If you were a Middle East or Far East airline executive, and needed additional aircraft would you buy 777-787 in dollars or air bus in euros?

AirBus still sales it's planes in Dollars

Exactly: And would that be because the dollar is under valued vs the euro?

Well, the Fed could throw a curve by increasing rates .25% at their next meeting and whipsaw all the dollar shorts. We might see some on Wall St sky diving without parachutes. Rerun of 1929. :)

In reality it's hideously complicated.

So the planes are priced in dollars, but built on a cost basis of Euros and dollars. The parts are made around the world (some in the US).

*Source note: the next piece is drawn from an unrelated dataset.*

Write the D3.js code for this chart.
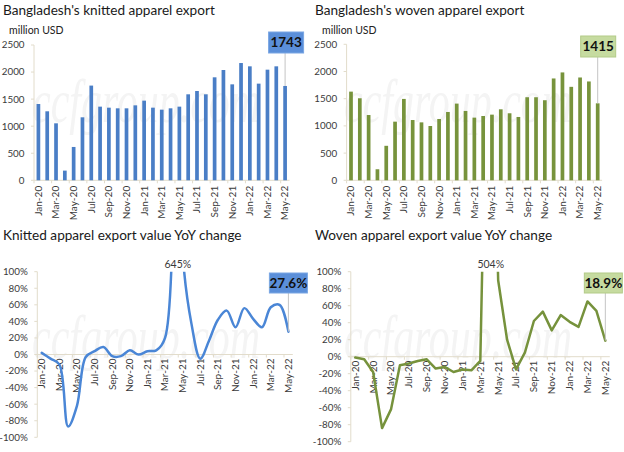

There are hedges being made on both sides for currency fluctuations, and contracts are quietly renegotiated or sweetened or allowed to expire. The contracts are made sometimes years before delivery, and on delivery the machines sometimes are slightly different, for example the A380 weighs 5 metric tons too much in this block, but allegedly meets other standards, so there are adjustments made for lateness and weight which might mask some currency turbulence.

All the while the original contract value to Airbus is flying all over the place, comparatively (sic).

So this is much more than your usual buy oil / sell oil in Euros or dollars. It has time, space, multiple transaction interfaces and hedges. It's weird.

But generally ET is correct (below) for simpler products and commodities.

NR

Wouldn't matter what currency the transaction was in. Dollars and Euros are easily interchangeable. What matters is what currency is held as a store of value (reserve) by the various parties.

This argument about currency denomination has gone around a zillion times. My contention has been, and is being born out by events, that the drop of the dollar will be the cause and not the effect of people abandoning the dollar. In the past few years the dollar has tumbled in a big way and, yet, is still the major reserve currency in the world. Seems we may reach a tipping point soon.

I live in San diego. Yesterday I went to an opening for a new business park in Oceanside hosted by the chamber of commerce. The event was packed with vendors and small business owners looking to ratchet up new business. When I began to look at the businesses that were there I saw service busineses in overwhelming supply, banking interests, web site designers etc., but of the hundreds of enterprises not one manufactured anything.

Are we approaching a zero sum economy?

Chicken and egg. Regardless of how easy it supposedly is to exchange currencies, the relative values of currencies do change over time, and with some visible relationship to relevant events, e.g., interest rates in certain countries, or trade deficits. I think this shows that there is a "supply and demand" issue affecting currency exchanges, i.e., exchange is not infinitely easy. It follows that people will have preference as to what currency they want to be paid in, and that preference will have an effect on the relative values of currencies, and so on around the loop.

To 0th order it doesn't matter what currency it being used. But if there are time delayed aspects in the contract (say maintainance contracts or penalties for underperformance) then the supplier incurs some currency risk if the contract was negotiated in other than its native currency. If say Airbus
had contracted to deliver a plane a year ago for $100M, and deliver it today, they only get $100M. If their costs were in Euros and were not hedged, they could easily go from profit to loss on the deal.